5 Compassionate Phrases to Help a Mom in Need (And We're All in Need)

by ParentCo. December 28, 2016

mother carring her children sitting in shopping trolley

I remember each one of them. There have been five. All women. All mothers. All strangers. Every circumstance was different. Few words were exchanged but what was said meant everything to me at the time.

Words so simple that they probably went on with their day without thinking about it again. Yet the words were so impactful to me that I have gone on to repeat them as often as I can.

Errands are a necessary evil of motherhood. As mothers we know the hardest place to parent is out in public. The world is moving too fast or too slow to accommodate our restless/hungry/bored/wired/tired children. Nothing makes you more hypersensitive to the world around you like being out in public with your children.

While I have had my share of rude and inappropriate comments from strangers, it’s the support from five women that has stuck with me. I want to be the one that another mother remembers. Whenever I can, I say these words to mothers I don’t know.

“You go first.”

I was where every stay-at-home-mom is on a Tuesday morning: in line at Target. My cart runneth over with crayons and young children. A mother with her college-aged daughter was in front of me at the register. I had about four minutes and 36 seconds before the whole situation would self-combust when the baggie of Goldfish was empty. My fellow mother knew it, too. She had once been there and spared me by uttering three magic words: “You go first.”

Sure her wait extended by three minutes, but those three minutes would have cost me a meltdown that lasted the next 15. She got it. It was the best thing anyone said to me all day.

The next night when my husband got home from work I had to make a quick run to the grocery store to buy milk (the one thing I had actually gone to Target to buy the day before!). A mom with her hungry three-year-old and a cart of groceries got in line behind me. “You go first,” I said with a friendly wink.

“I’ll open it.”

I’ve been pushing a stroller around for half a decade. There is nothing more laborious than trying to hold a door open whilst maneuvering 40 pounds on wheels through it. I'm constantly amazed at the people who will stand behind me or simply go around instead of holding the door open.
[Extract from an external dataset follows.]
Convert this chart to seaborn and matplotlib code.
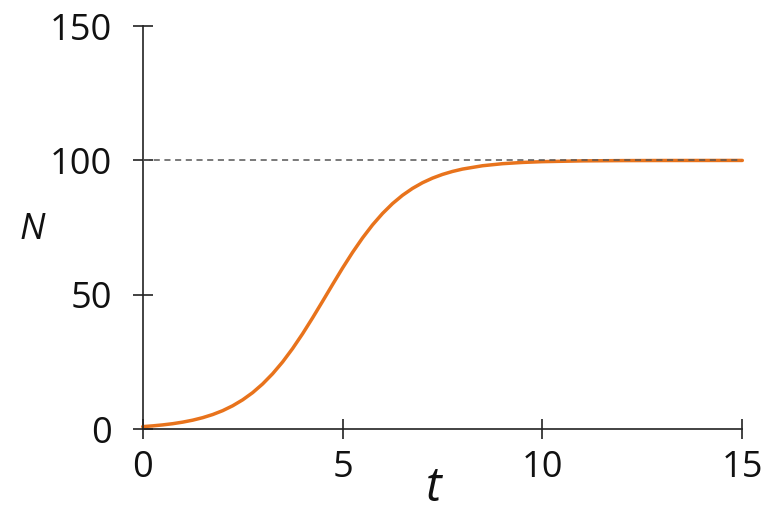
import matplotlib
matplotlib.use("Agg")
import matplotlib.pyplot as plt
import seaborn as sns
import pandas as pd

# Data (logistic growth curve)
t_values = [0, 0.25, 0.5, 0.75, 1, 1.25, 1.5, 1.75, 2, 2.25, 2.5, 2.75, 3, 3.25,
            3.5, 3.75, 4, 4.25, 4.5, 4.75, 5, 5.25, 5.5, 5.75, 6, 6.25, 6.5,
            6.75, 7, 7.25, 7.5, 7.75, 8, 8.5, 9, 9.5, 10, 11, 12, 13, 14, 15]
N_values = [1.00, 1.28, 1.64, 2.09, 2.67, 3.40, 4.33, 5.49, 6.94, 8.75, 10.96,
            13.64, 16.87, 20.67, 25.06, 30.05, 35.55, 41.46, 47.62, 53.86,
            59.99, 65.81, 71.19, 76.04, 80.29, 83.96, 87.05, 89.61, 91.72,
            93.43, 94.81, 95.91, 96.79, 98.03, 98.79, 99.26, 99.55, 99.84,
            99.94, 99.98, 99.99, 100.0]
capacity = 100
x_ticks = [0, 5, 10, 15]
y_ticks = [0, 50, 100, 150]

df = pd.DataFrame({"t": t_values, "N": N_values})

sns.set_theme(style="white")
plt.rcParams["font.family"] = ["Open Sans", "DejaVu Sans"]

fig = plt.figure(figsize=(7.71, 5.12), dpi=100)
ax = fig.add_axes([0.1851, 0.1615, 0.9628 - 0.1851, 0.9492 - 0.1615])

sns.lineplot(data=df, x="t", y="N", ax=ax, color="#e8731c", linewidth=2.5,
             zorder=2, clip_on=False)
ax.axhline(capacity, color="#555555", linewidth=1.1, linestyle=(0, (4, 3)),
           zorder=3)

ax.set_xlim(0, 15)
ax.set_ylim(0, 150)
ax.set_xticks(x_ticks)
ax.set_yticks(y_ticks)
ax.set_xticklabels([str(v) for v in x_ticks])
ax.set_yticklabels([str(v) for v in y_ticks])

for side in ["top", "right"]:
    ax.spines[side].set_visible(False)
for side in ["left", "bottom"]:
    ax.spines[side].set_color("#222222")
    ax.spines[side].set_linewidth(1.2)

ax.tick_params(axis="both", which="major", bottom=True, left=True,
               direction="inout", length=14, width=1.2,
               color="#222222", labelsize=26, labelcolor="#111111")
ax.tick_params(axis="y", pad=15)
ax.tick_params(axis="x", pad=8)

ax.set_xlabel("t", fontsize=34, fontstyle="italic", color="#111111", va="center")
ax.set_ylabel("N", fontsize=26, fontstyle="italic", color="#111111",
              rotation=0, va="center", ha="center")
ax.xaxis.set_label_coords(0.486, -0.145)
ax.yaxis.set_label_coords(-0.185, 0.494)

fig.savefig("out.png", dpi=100)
While on a trip to the mall last year another mother parked next to me and walked to the doors. I spent the next 10 minutes unloading three children from the car and loading up three children into a stroller. What I didn’t know was that mom was waiting by the heavy glass doors of the entrance so that she could hold the doors open for me. I'll use any help I can get during the day and her helpfulness ranked #1 that day.

Every time I see a mother with a stroller I am quick to run ahead and tell her, “I’ll open it.” Moms have to do enough heavy lifting in a day that the least we can do is open the door for one another.

“Let me help.”

Unfortunate timing to the grocery store once left me running to my car with a cart full of groceries and a 10-month-old baby in the pouring rain. As I rushed to buckle him into the car a woman walked by and said, “Let me help.” As I strapped the baby in she loaded my grocery bags into the trunk. I was in awe that a stranger would recognize a mom who needed an extra hand –not to mention an umbrella.

During another rainstorm I walked out of the store to find a mom ready to make a run for it. I simply offered to wait by the door with her food while she and her child went to retrieve the car. Karma was on my side that day. By the time she pulled up the rain dissipated and I didn’t get soaked walking to my car.

“Take your time.”

Strapping children into car seats could be considered an Olympic event. Nothing makes you work up a sweat faster than trying to lock down 30 pounds under a five-point harness.

Inevitably, while you’re struggling to get your rabid child into a seat the person in the car next to yours walks up. They either stand at the bumper watching or get in their car and rev the engine. Either way you feel like you’re a nuisance in the parking lot. Your toddler senses your urgency and adds a few kicks to your jaw.

I was in the middle of a wrestling match with my two-year-old and his car seat when another mother walked by and said, “Take your time.” I didn’t know what she meant until she got in the car next to me. She waited until my child was buckled and I had loaded the stroller up before she started her engine. It slowed her down a few extra minutes but I was relieved to be cut a little slack.

When I approach a mom in the car next to mine I now give her a little shout out to “take your time.” It assures her that I don’t mind waiting and that I’m also not going to run over her toes. Kids and car seats don’t give slack but other mothers can.

I know that at times we’re out with our own kids and can’t be helping every mother who crosses our path. I get that. Sometimes I can barely hold it together for myself. But some days I can, and that’s when I try to be the one that another mom remembers. Be the one she remembers.